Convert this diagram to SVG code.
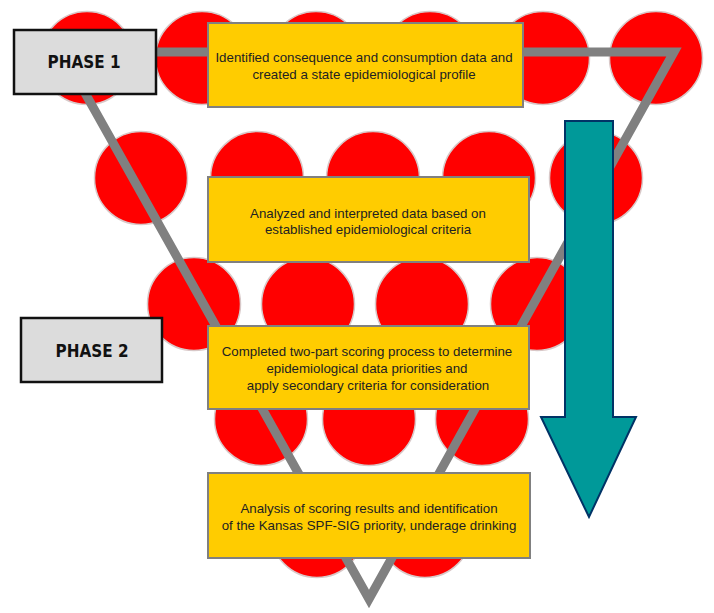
<svg xmlns="http://www.w3.org/2000/svg" width="714" height="613" viewBox="0 0 714 613">
<style>
.c{fill:#FF0000;stroke:#D8C8C8;stroke-width:1.5}
.box{fill:#FFCC00;stroke:#808080;stroke-width:2}
.t{font-family:"Liberation Sans",Arial,sans-serif;font-size:13.3px;fill:#222;text-anchor:middle}
.ph{fill:#DCDCDC;stroke:#111;stroke-width:2.5}
.pt{font-family:"DejaVu Sans",sans-serif;font-weight:bold;font-size:17px;fill:#111;text-anchor:middle}
</style>
<rect width="714" height="613" fill="#fff"/>
<g id="circles">
<circle class="c" cx="87" cy="58" r="46.5"/>
<circle class="c" cx="202" cy="58" r="46.5"/>
<circle class="c" cx="316" cy="58" r="46.5"/>
<circle class="c" cx="430" cy="58" r="46.5"/>
<circle class="c" cx="543" cy="58" r="46.5"/>
<circle class="c" cx="656" cy="58" r="46.5"/>
<circle class="c" cx="141" cy="178" r="46.5"/>
<circle class="c" cx="257" cy="178" r="46.5"/>
<circle class="c" cx="373" cy="178" r="46.5"/>
<circle class="c" cx="489" cy="178" r="46.5"/>
<circle class="c" cx="596" cy="178" r="46.5"/>
<circle class="c" cx="194" cy="304" r="46.5"/>
<circle class="c" cx="308" cy="304" r="46.5"/>
<circle class="c" cx="422" cy="304" r="46.5"/>
<circle class="c" cx="537" cy="304" r="46.5"/>
<circle class="c" cx="261" cy="419" r="46.5"/>
<circle class="c" cx="369" cy="419" r="46.5"/>
<circle class="c" cx="482" cy="419" r="46.5"/>
<circle class="c" cx="317" cy="531" r="46.5"/>
<circle class="c" cx="425" cy="531" r="46.5"/>
</g>
<g id="connectors">
<path d="M62,52 L674,52 L369,599 Z" fill="none" stroke="#808080" stroke-width="9" stroke-linejoin="miter" stroke-miterlimit="10"/>
</g>
<g id="step1">
<rect class="box" x="208" y="23" width="315" height="84"/>
<text class="t" x="364" y="62">Identified consequence and consumption data and</text>
<text class="t" x="364" y="79">created a state epidemiological profile</text>
</g>
<g id="step2">
<rect class="box" x="208" y="177" width="321" height="85"/>
<text class="t" x="368" y="218">Analyzed and interpreted data based on</text>
<text class="t" x="368" y="234">established epidemiological criteria</text>
</g>
<g id="step3">
<rect class="box" x="208" y="326" width="321" height="83"/>
<text class="t" x="367" y="356">Completed two-part scoring process to determine</text>
<text class="t" x="367" y="373">epidemiological data priorities and</text>
<text class="t" x="368" y="390">apply secondary criteria for consideration</text>
</g>
<g id="step4">
<rect class="box" x="208" y="473" width="322" height="85"/>
<text class="t" x="369" y="513">Analysis of scoring results and identification</text>
<text class="t" x="369" y="530">of the Kansas SPF-SIG priority, underage drinking</text>
</g>
<g id="phase1">
<rect class="ph" x="14" y="30" width="142" height="64"/>
<text class="pt" x="84" y="68" textLength="73" lengthAdjust="spacingAndGlyphs">PHASE 1</text>
</g>
<g id="phase2">
<rect class="ph" x="21" y="318" width="141" height="64"/>
<text class="pt" x="92" y="357" textLength="73" lengthAdjust="spacingAndGlyphs">PHASE 2</text>
</g>
<g id="arrow">
<path d="M565,121 L613,121 L613,417 L636,417 L589,517 L541,417 L565,417 Z" fill="#009999" stroke="#003366" stroke-width="2" stroke-linejoin="miter"/>
</g>
</svg>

_EXERCISE OBJECTIVE_.
Return to the listing above and set it down exactly, leaving out its pictures.

_EXERCISE RESULT_.
Convert this diagram to SVG code.
<svg xmlns="http://www.w3.org/2000/svg" width="714" height="613" viewBox="0 0 714 613">
<style>
.c{fill:#FF0000;stroke:#D8C8C8;stroke-width:1.5}
.box{fill:#FFCC00;stroke:#808080;stroke-width:2}
.t{font-family:"Liberation Sans",Arial,sans-serif;font-size:13.3px;fill:#222;text-anchor:middle}
.ph{fill:#DCDCDC;stroke:#111;stroke-width:2.5}
.pt{font-family:"DejaVu Sans",sans-serif;font-weight:bold;font-size:17px;fill:#111;text-anchor:middle}
</style>
<rect width="714" height="613" fill="#fff"/>
<g id="circles">
<circle class="c" cx="87" cy="58" r="46.5"/>
<circle class="c" cx="202" cy="58" r="46.5"/>
<circle class="c" cx="316" cy="58" r="46.5"/>
<circle class="c" cx="430" cy="58" r="46.5"/>
<circle class="c" cx="543" cy="58" r="46.5"/>
<circle class="c" cx="656" cy="58" r="46.5"/>
<circle class="c" cx="141" cy="178" r="46.5"/>
<circle class="c" cx="257" cy="178" r="46.5"/>
<circle class="c" cx="373" cy="178" r="46.5"/>
<circle class="c" cx="489" cy="178" r="46.5"/>
<circle class="c" cx="596" cy="178" r="46.5"/>
<circle class="c" cx="194" cy="304" r="46.5"/>
<circle class="c" cx="308" cy="304" r="46.5"/>
<circle class="c" cx="422" cy="304" r="46.5"/>
<circle class="c" cx="537" cy="304" r="46.5"/>
<circle class="c" cx="261" cy="419" r="46.5"/>
<circle class="c" cx="369" cy="419" r="46.5"/>
<circle class="c" cx="482" cy="419" r="46.5"/>
<circle class="c" cx="317" cy="531" r="46.5"/>
<circle class="c" cx="425" cy="531" r="46.5"/>
</g>
<g id="connectors">
<path d="M62,52 L674,52 L369,599 Z" fill="none" stroke="#808080" stroke-width="9" stroke-linejoin="miter" stroke-miterlimit="10"/>
</g>
<g id="step1">
<rect class="box" x="208" y="23" width="315" height="84"/>
<text class="t" x="364" y="62">Identified consequence and consumption data and</text>
<text class="t" x="364" y="79">created a state epidemiological profile</text>
</g>
<g id="step2">
<rect class="box" x="208" y="177" width="321" height="85"/>
<text class="t" x="368" y="218">Analyzed and interpreted data based on</text>
<text class="t" x="368" y="234">established epidemiological criteria</text>
</g>
<g id="step3">
<rect class="box" x="208" y="326" width="321" height="83"/>
<text class="t" x="367" y="356">Completed two-part scoring process to determine</text>
<text class="t" x="367" y="373">epidemiological data priorities and</text>
<text class="t" x="368" y="390">apply secondary criteria for consideration</text>
</g>
<g id="step4">
<rect class="box" x="208" y="473" width="322" height="85"/>
<text class="t" x="369" y="513">Analysis of scoring results and identification</text>
<text class="t" x="369" y="530">of the Kansas SPF-SIG priority, underage drinking</text>
</g>
<g id="phase1">
<rect class="ph" x="14" y="30" width="142" height="64"/>
<text class="pt" x="84" y="68" textLength="73" lengthAdjust="spacingAndGlyphs">PHASE 1</text>
</g>
<g id="phase2">
<rect class="ph" x="21" y="318" width="141" height="64"/>
<text class="pt" x="92" y="357" textLength="73" lengthAdjust="spacingAndGlyphs">PHASE 2</text>
</g>
<g id="arrow">
<path d="M565,121 L613,121 L613,417 L636,417 L589,517 L541,417 L565,417 Z" fill="#009999" stroke="#003366" stroke-width="2" stroke-linejoin="miter"/>
</g>
</svg>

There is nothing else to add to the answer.